Highlights of Labor Day racing which could impact the Breeder's Cup World Thoroughbred Championships at Santa Anita on Oct. 25:
$4 million Classic
--Dynever and Toccet were the "big names" in Monday's $750,000 Pennsylvania Derby at Philadelphia Park. But neither hit the board as Grand Hombre led a parade of longshots past the finish line. Grand Hombre, nearly 6-1 despite a 3-for-3 record, took charge in the stretch, winning by 5 1/4 lengths over Gimmeawink. Ashmore was third and Christine's Outlaw completed a superfecta that returned $38,661.70 for a $1 investment. Grand Hombre, a son of Grand Slam, ran 9 furlongs over a sloppy track in 1:49.03. Trainer Dennis Manning said he hasn't yet made further plans for the colt.
--On the other side of the nation, Joey Franco rebounded from a disappointing performance in his last race to win Monday's $250,000 Del Mar Breeders' Cup by 2 lengths over Reba's Gold. Grey Memo was third. The 1 mile went in 1:35 3/5. Joey Franco, a 4-year-old son of Avenue of Flags, won for the eighth time in 16 career starts. "He's really been training well coming up to this," said winning trainer Darrell Vienna. "I felt if we didn't have any bad racing luck and maybe some good racing luck today, we'd be pretty tough."

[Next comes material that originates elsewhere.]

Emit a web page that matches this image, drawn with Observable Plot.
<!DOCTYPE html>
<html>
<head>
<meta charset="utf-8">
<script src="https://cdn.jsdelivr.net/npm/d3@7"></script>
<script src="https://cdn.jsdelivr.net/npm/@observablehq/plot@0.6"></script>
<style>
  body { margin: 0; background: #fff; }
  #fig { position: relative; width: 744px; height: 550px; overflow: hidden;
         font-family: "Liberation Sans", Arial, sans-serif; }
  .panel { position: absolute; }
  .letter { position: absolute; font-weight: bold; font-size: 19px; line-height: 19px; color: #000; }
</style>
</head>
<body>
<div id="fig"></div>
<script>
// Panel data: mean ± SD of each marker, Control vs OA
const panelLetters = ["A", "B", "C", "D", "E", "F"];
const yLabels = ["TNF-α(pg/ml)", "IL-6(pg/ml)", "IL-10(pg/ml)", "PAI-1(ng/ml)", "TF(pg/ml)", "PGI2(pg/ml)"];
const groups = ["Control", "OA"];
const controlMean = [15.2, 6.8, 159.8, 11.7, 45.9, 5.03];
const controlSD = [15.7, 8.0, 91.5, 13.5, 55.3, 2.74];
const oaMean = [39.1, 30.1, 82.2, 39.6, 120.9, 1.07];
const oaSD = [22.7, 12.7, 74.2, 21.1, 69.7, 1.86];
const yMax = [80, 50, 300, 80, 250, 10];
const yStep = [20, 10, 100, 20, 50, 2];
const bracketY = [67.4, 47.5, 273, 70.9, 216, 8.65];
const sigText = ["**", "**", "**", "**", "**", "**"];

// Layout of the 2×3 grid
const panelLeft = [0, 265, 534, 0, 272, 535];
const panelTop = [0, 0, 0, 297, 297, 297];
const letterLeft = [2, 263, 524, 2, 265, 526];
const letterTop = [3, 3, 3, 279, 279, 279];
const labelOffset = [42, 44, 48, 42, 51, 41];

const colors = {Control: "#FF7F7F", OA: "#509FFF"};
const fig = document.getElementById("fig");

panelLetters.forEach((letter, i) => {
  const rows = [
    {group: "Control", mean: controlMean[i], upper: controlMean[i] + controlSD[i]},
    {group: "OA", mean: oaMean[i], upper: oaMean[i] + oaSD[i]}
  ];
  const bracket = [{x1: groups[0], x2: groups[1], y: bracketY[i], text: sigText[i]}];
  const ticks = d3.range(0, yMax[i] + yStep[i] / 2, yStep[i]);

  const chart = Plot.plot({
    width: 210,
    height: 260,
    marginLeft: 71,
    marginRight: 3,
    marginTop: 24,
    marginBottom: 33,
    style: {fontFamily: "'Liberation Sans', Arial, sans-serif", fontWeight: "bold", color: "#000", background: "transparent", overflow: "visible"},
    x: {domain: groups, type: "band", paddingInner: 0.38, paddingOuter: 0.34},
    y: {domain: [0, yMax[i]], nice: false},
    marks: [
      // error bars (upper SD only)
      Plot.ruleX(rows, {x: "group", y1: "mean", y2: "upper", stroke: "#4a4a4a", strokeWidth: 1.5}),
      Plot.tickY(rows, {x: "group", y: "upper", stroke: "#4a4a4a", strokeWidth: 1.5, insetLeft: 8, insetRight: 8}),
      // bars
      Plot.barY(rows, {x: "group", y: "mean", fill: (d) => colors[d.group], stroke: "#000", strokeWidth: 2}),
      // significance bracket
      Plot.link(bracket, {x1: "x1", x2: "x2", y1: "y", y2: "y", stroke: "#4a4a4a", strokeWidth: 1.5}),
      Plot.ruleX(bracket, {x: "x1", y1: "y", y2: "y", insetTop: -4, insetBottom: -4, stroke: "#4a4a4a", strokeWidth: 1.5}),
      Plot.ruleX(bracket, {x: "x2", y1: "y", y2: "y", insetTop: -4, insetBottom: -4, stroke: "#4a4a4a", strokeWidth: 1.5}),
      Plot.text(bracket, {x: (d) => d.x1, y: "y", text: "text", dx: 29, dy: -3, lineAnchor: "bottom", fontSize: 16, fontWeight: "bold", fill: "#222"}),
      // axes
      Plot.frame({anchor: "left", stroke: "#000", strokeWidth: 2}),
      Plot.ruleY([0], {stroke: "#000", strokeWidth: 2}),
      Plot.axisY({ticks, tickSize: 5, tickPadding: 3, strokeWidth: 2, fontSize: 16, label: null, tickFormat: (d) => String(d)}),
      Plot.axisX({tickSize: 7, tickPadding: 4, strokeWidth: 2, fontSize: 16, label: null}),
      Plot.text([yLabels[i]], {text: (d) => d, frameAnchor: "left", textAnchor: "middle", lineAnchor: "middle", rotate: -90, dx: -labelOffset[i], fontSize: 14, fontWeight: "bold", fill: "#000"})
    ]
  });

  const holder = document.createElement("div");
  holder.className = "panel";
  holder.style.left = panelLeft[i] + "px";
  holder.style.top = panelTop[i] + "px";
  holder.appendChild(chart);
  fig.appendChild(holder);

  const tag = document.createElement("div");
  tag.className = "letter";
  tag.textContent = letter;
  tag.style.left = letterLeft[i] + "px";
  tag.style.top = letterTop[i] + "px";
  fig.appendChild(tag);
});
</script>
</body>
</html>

$1.5 million Bessemer Trust Juvenile
Tiger Hunt rallied from eighth in a field of 10 to win Monday's $200,000 Miller Genuine Draft Cradle Stakes at River Downs in Ohio by 1 1/4 lengths over Lightnin N Thunder. Tiger Hunt. Texas Deputy was third. Tiger Hunt ran 1 1/16 mile in 1:49, remaining undefeated after two starts. "He ran his first race like a veteran," said winning rider Larry Melancon. "That's why I liked his chances here so well." Both Tiger Hunt and Lightnin N Thunder are trained by Elliott Walden.
$2 million Distaff
Take Charge Lady, who just missed busting Azeri's winning streak the spring in the Apple Blossom at Oaklawn Park, set a course for a rematch with an easy win in Monday's $150,000 Arlington Matron Handicap. After relaxing early under jockey Shane Sellers, Take Charge Lady ... well ... took charge and jetted off to win by 10 1/2 lengths. She ran 9 furlongs over a muddy track in 1:50.19. "I think at some point we want to take her (Azeri) on again," said Take Charge Lady's trainer, Ken McPeek. "This filly is a top filly. I think we could have beaten her at Oaklawn with a little bit more luck. We're going to be in the thick of it with her for the Breeders' Cup." Lakenheath was second on Monday, with To the Queen third.

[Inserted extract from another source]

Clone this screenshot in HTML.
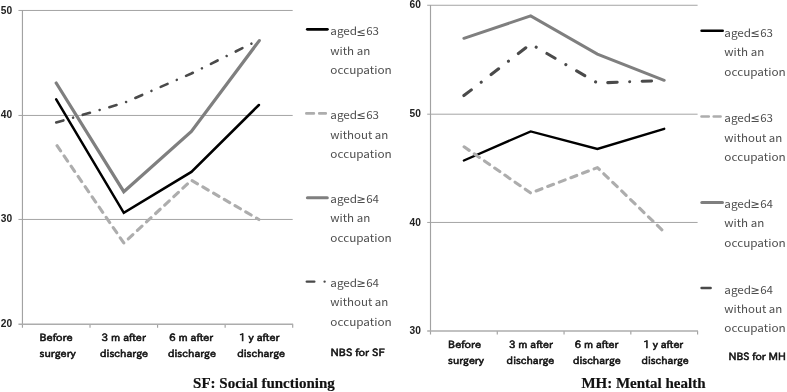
<!DOCTYPE html>
<html lang="en">
<head>
<meta charset="utf-8">
<title>SF and MH charts</title>
<style>
html,body{margin:0;padding:0;background:#fff;}
body{width:787px;height:392px;overflow:hidden;position:relative;}
svg{position:absolute;left:0;top:0;display:block;filter:grayscale(1);}
.ax{font-family:"IPAPGothic","Noto Sans CJK JP","Liberation Sans",sans-serif;font-weight:400;font-size:10px;fill:#141414;stroke:#141414;stroke-width:0.58px;}
.num{font-family:"Liberation Sans",sans-serif;font-weight:700;font-size:10.2px;fill:#222;}
.lg{font-family:"Noto Sans CJK JP","Liberation Sans",sans-serif;font-weight:400;font-size:10.8px;fill:#4d4d4d;}
.sym{font-family:"DejaVu Sans",sans-serif;font-weight:400;font-size:11.3px;}
.ttl{font-family:"Liberation Serif",serif;font-weight:700;font-size:15px;fill:#111;stroke:#111;stroke-width:0.2px;}
.grid{stroke:#a4a4a4;stroke-width:1;fill:none;}
.axis{stroke:#a2a2a2;stroke-width:1.15;fill:none;}
.xaxis{stroke:#acacac;stroke-width:1.4;fill:none;}
.s1{stroke:#000;stroke-width:2.5;fill:none;stroke-linejoin:miter;stroke-linecap:round;}
.s2{stroke:#adadad;stroke-width:3.1;fill:none;stroke-dasharray:6.25 6.16;stroke-dashoffset:-1.5;stroke-linejoin:round;stroke-linecap:round;}
.s3{stroke:#7f7f7f;stroke-width:3.2;fill:none;stroke-linejoin:miter;stroke-linecap:round;}
.s4{stroke:#4a4a4a;stroke-width:2.6;fill:none;stroke-dasharray:7.5 10.07 0.01 10.07;stroke-dashoffset:0;stroke-linejoin:round;stroke-linecap:round;}
.r2{stroke-dashoffset:-0.2;}
.r1{stroke:#000;stroke-width:2.4;fill:none;stroke-linejoin:miter;stroke-linecap:round;}
.r3{stroke:#7f7f7f;stroke-width:3.0;fill:none;stroke-linejoin:miter;stroke-linecap:round;}
.r4{stroke:#4a4a4a;stroke-width:3.1;fill:none;stroke-dasharray:9.4 12.5 0.01 12.5;stroke-linejoin:round;stroke-linecap:round;}
.k1{stroke:#000;stroke-width:2.7;fill:none;stroke-linecap:round;}
.k3{stroke:#7f7f7f;stroke-width:3.1;fill:none;stroke-linecap:round;}
.l2{stroke:#adadad;stroke-width:2.7;fill:none;stroke-linecap:round;}
.l4{stroke:#4a4a4a;stroke-width:2.4;fill:none;stroke-linecap:round;}
</style>
</head>
<body>
<svg width="787" height="392" viewBox="0 0 787 392">
<!-- LEFT CHART: SF -->
<g>
  <path class="grid" d="M18.45 10.46H292.70 M18.45 115.45H292.70 M18.45 219.44H292.70"/>
  <path class="axis" d="M22.45 10.00V324.25 M22.45 324.25v3.6 M90.01 324.25v3.6 M157.57 324.25v3.6 M225.14 324.25v3.6 M292.70 324.25v3.6"/>
  <path class="xaxis" d="M18.45 324.25H293.10"/>
  <text class="num" x="0.8" y="13.7">50</text>
  <text class="num" x="0.8" y="117.7">40</text>
  <text class="num" x="0.8" y="222.4">30</text>
  <text class="num" x="0.8" y="326.7">20</text>
  <path class="s1" d="M56.2 99.4L123.8 212.9L191.4 171.9L258.9 105.0"/>
  <path class="s2" d="M56.2 144.5L123.8 243.0L191.4 180.3L258.9 219.5"/>
  <path class="s3" d="M56.2 83.0L123.8 191.7L191.4 131.5L259.3 40.6"/>
  <path class="s4" d="M56.2 122.5L123.8 103.0L191.4 73.5L258.9 40.0"/>
  <g class="ax">
    <text x="39.5" y="340.7" textLength="33.1" lengthAdjust="spacingAndGlyphs">Before</text>
    <text x="39.5" y="356.7" textLength="36.3" lengthAdjust="spacingAndGlyphs">surgery</text>
    <text x="101.6" y="340.7" textLength="44.2" lengthAdjust="spacingAndGlyphs">3 m after</text>
    <text x="100.0" y="356.7" textLength="48.1" lengthAdjust="spacingAndGlyphs">discharge</text>
    <text x="169.1" y="340.7" textLength="44.1" lengthAdjust="spacingAndGlyphs">6 m after</text>
    <text x="167.9" y="356.7" textLength="48.1" lengthAdjust="spacingAndGlyphs">discharge</text>
    <text x="239.0" y="340.7" textLength="40.4" lengthAdjust="spacingAndGlyphs">1 y after</text>
    <text x="237.2" y="356.7" textLength="47.9" lengthAdjust="spacingAndGlyphs">discharge</text>
  </g>
  <text class="ax" x="330.5" y="356.3" textLength="54.1" lengthAdjust="spacingAndGlyphs">NBS for SF</text>
  <path class="k1" d="M307.25 29.30H327.45"/>
  <text class="lg" y="35.40"><tspan x="330.3" textLength="26.8" lengthAdjust="spacingAndGlyphs">aged</tspan><tspan class="sym" x="356.5" dy="0.15">≤</tspan><tspan x="366.2" dy="-0.15" textLength="12.8" lengthAdjust="spacingAndGlyphs">63</tspan></text>
  <text class="lg" x="330.3" y="54.75" textLength="40.0" lengthAdjust="spacingAndGlyphs">with an</text>
  <text class="lg" x="330.3" y="74.10" textLength="61.5" lengthAdjust="spacingAndGlyphs">occupation</text>
  <path class="l2" d="M306.35 113.40H313.85 M319.25 113.40H325.75"/>
  <text class="lg" y="119.25"><tspan x="330.3" textLength="26.8" lengthAdjust="spacingAndGlyphs">aged</tspan><tspan class="sym" x="356.5" dy="0.15">≤</tspan><tspan x="366.2" dy="-0.15" textLength="12.8" lengthAdjust="spacingAndGlyphs">63</tspan></text>
  <text class="lg" x="330.3" y="138.60" textLength="58.0" lengthAdjust="spacingAndGlyphs">without an</text>
  <text class="lg" x="330.3" y="157.95" textLength="61.5" lengthAdjust="spacingAndGlyphs">occupation</text>
  <path class="k3" d="M307.45 197.75H327.25"/>
  <text class="lg" y="203.10"><tspan x="330.3" textLength="26.8" lengthAdjust="spacingAndGlyphs">aged</tspan><tspan class="sym" x="356.5" dy="0.15">≥</tspan><tspan x="366.2" dy="-0.15" textLength="12.8" lengthAdjust="spacingAndGlyphs">64</tspan></text>
  <text class="lg" x="330.3" y="222.45" textLength="40.0" lengthAdjust="spacingAndGlyphs">with an</text>
  <text class="lg" x="330.3" y="241.80" textLength="61.5" lengthAdjust="spacingAndGlyphs">occupation</text>
  <path class="l4" d="M306.75 281.60H314.35 M324.60 281.60h0.01"/>
  <text class="lg" y="286.95"><tspan x="330.3" textLength="26.8" lengthAdjust="spacingAndGlyphs">aged</tspan><tspan class="sym" x="356.5" dy="0.15">≥</tspan><tspan x="366.2" dy="-0.15" textLength="12.8" lengthAdjust="spacingAndGlyphs">64</tspan></text>
  <text class="lg" x="330.3" y="306.30" textLength="58.0" lengthAdjust="spacingAndGlyphs">without an</text>
  <text class="lg" x="330.3" y="325.65" textLength="61.5" lengthAdjust="spacingAndGlyphs">occupation</text>
  <text class="ttl" x="193.1" y="387.5">SF: Social functioning</text>
</g>
<!-- RIGHT CHART: MH -->
<g>
  <path class="grid" d="M427.20 5.25H697.60 M427.20 114.20H697.60 M427.20 222.45H697.60"/>
  <path class="axis" d="M430.50 5.00V331.00 M430.50 331.00v3.6 M497.27 331.00v3.6 M564.05 331.00v3.6 M630.83 331.00v3.6 M697.60 331.00v3.6"/>
  <path class="xaxis" d="M427.20 331.00H698.00"/>
  <text class="num" x="409.6" y="8.15">60</text>
  <text class="num" x="409.6" y="117.1">50</text>
  <text class="num" x="409.6" y="225.7">40</text>
  <text class="num" x="409.6" y="333.7">30</text>
  <path class="r1" d="M463.9 160.5L530.7 131.4L597.4 149.0L664.2 128.8"/>
  <path class="s2 r2" d="M463.9 146.7L530.7 193.0L597.4 167.6L664.2 232.0"/>
  <path class="r3" d="M463.9 38.3L530.7 15.9L597.4 54.1L664.2 80.3"/>
  <path class="r4" d="M463.9 95.6L530.7 44.0L597.4 83.0L663.2 80.5"/>
  <g class="ax">
    <text x="448.1" y="347.6" textLength="33.0" lengthAdjust="spacingAndGlyphs">Before</text>
    <text x="448.1" y="363.6" textLength="35.8" lengthAdjust="spacingAndGlyphs">surgery</text>
    <text x="508.9" y="347.6" textLength="44.0" lengthAdjust="spacingAndGlyphs">3 m after</text>
    <text x="506.6" y="363.6" textLength="47.7" lengthAdjust="spacingAndGlyphs">discharge</text>
    <text x="574.6" y="347.6" textLength="43.8" lengthAdjust="spacingAndGlyphs">6 m after</text>
    <text x="572.9" y="363.6" textLength="47.8" lengthAdjust="spacingAndGlyphs">discharge</text>
    <text x="643.2" y="347.6" textLength="40.1" lengthAdjust="spacingAndGlyphs">1 y after</text>
    <text x="641.4" y="363.6" textLength="47.4" lengthAdjust="spacingAndGlyphs">discharge</text>
  </g>
  <text class="ax" x="728.5" y="359.7" textLength="57.3" lengthAdjust="spacingAndGlyphs">NBS for MH</text>
  <path class="k1" d="M701.65 30.75H722.65"/>
  <text class="lg" y="36.70"><tspan x="724.3" textLength="26.8" lengthAdjust="spacingAndGlyphs">aged</tspan><tspan class="sym" x="750.5" dy="0.15">≤</tspan><tspan x="760.2" dy="-0.15" textLength="12.8" lengthAdjust="spacingAndGlyphs">63</tspan></text>
  <text class="lg" x="724.3" y="56.10" textLength="40.0" lengthAdjust="spacingAndGlyphs">with an</text>
  <text class="lg" x="724.3" y="75.50" textLength="61.5" lengthAdjust="spacingAndGlyphs">occupation</text>
  <path class="l2" d="M701.55 116.50H708.75 M713.75 116.50H720.55"/>
  <text class="lg" y="122.30"><tspan x="724.3" textLength="26.8" lengthAdjust="spacingAndGlyphs">aged</tspan><tspan class="sym" x="750.5" dy="0.15">≤</tspan><tspan x="760.2" dy="-0.15" textLength="12.8" lengthAdjust="spacingAndGlyphs">63</tspan></text>
  <text class="lg" x="724.3" y="141.70" textLength="58.0" lengthAdjust="spacingAndGlyphs">without an</text>
  <text class="lg" x="724.3" y="161.10" textLength="61.5" lengthAdjust="spacingAndGlyphs">occupation</text>
  <path class="k3" d="M701.85 202.50H722.45"/>
  <text class="lg" y="207.90"><tspan x="724.3" textLength="26.8" lengthAdjust="spacingAndGlyphs">aged</tspan><tspan class="sym" x="750.5" dy="0.15">≥</tspan><tspan x="760.2" dy="-0.15" textLength="12.8" lengthAdjust="spacingAndGlyphs">64</tspan></text>
  <text class="lg" x="724.3" y="227.30" textLength="40.0" lengthAdjust="spacingAndGlyphs">with an</text>
  <text class="lg" x="724.3" y="246.70" textLength="61.5" lengthAdjust="spacingAndGlyphs">occupation</text>
  <path class="l4" d="M701.55 288.00H710.65"/>
  <text class="lg" y="293.50"><tspan x="724.3" textLength="26.8" lengthAdjust="spacingAndGlyphs">aged</tspan><tspan class="sym" x="750.5" dy="0.15">≥</tspan><tspan x="760.2" dy="-0.15" textLength="12.8" lengthAdjust="spacingAndGlyphs">64</tspan></text>
  <text class="lg" x="724.3" y="312.90" textLength="58.0" lengthAdjust="spacingAndGlyphs">without an</text>
  <text class="lg" x="724.3" y="332.30" textLength="61.5" lengthAdjust="spacingAndGlyphs">occupation</text>
  <text class="ttl" x="581.4" y="387.8">MH: Mental health</text>
</g>
</svg>
</body>
</html>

$2 million John Deere Turf
Shoal Water sat just behind pace-setting Sharp Impact through most of Monday's $100,000 Saranac Handicap for 3-year-olds at Saratoga, then took over in the stretch to win by 2 1/4 lengths. Urban King was up for second and Sharp Impact held third. Shoal Water, a Canadian-bred Smart Strike gelding, ran the 1 3/16 mile on "good" turf in 1:55.43. "We're going to take him back to Canada and take a look at the Jamaica Handicap" on Sept. 21 at Belmont Park, said winning trainer Mark Frostad.
$1.5 million NetJets Mile (turf)
Tour of the Cat led virtually all the way to a 2 1/2-length victory over Last Stand in Monday's $150,000 Miami Mile Breeders' Cup. Even though the event came off the turf, winning trainer Myra Mora said, "I would have run him on the turf but I wouldn't have been happy if it was soft turf, thought." Mora added, "I don't plan ahead too much. I just wait for him to tell me when he's ready and then I look for a spot."
News and notes
Six more Asian Racing Federation nations announced Sunday they have signed the "Good Neighbor Policy" first adopted last year by Japan and Hong Kong. The document pledges that signatory racing jurisdictions will not provide wagering to residents of other signatory jurisdictions without the permission of those jurisdictions. They also agree not to solicit, market or advertise wagering without prior authorization from other signatories. Ronald Arculli, Chairman of the Hong Kong Jockey Club, called the signing "an important step in the fight against unauthorized offshore and illegal gambling and the danger it poses to our societies, to government revenue and to racing livelihoods." The new signatories are racing authorities from Australia, India, Korea, New Zealand, Singapore and Turkey.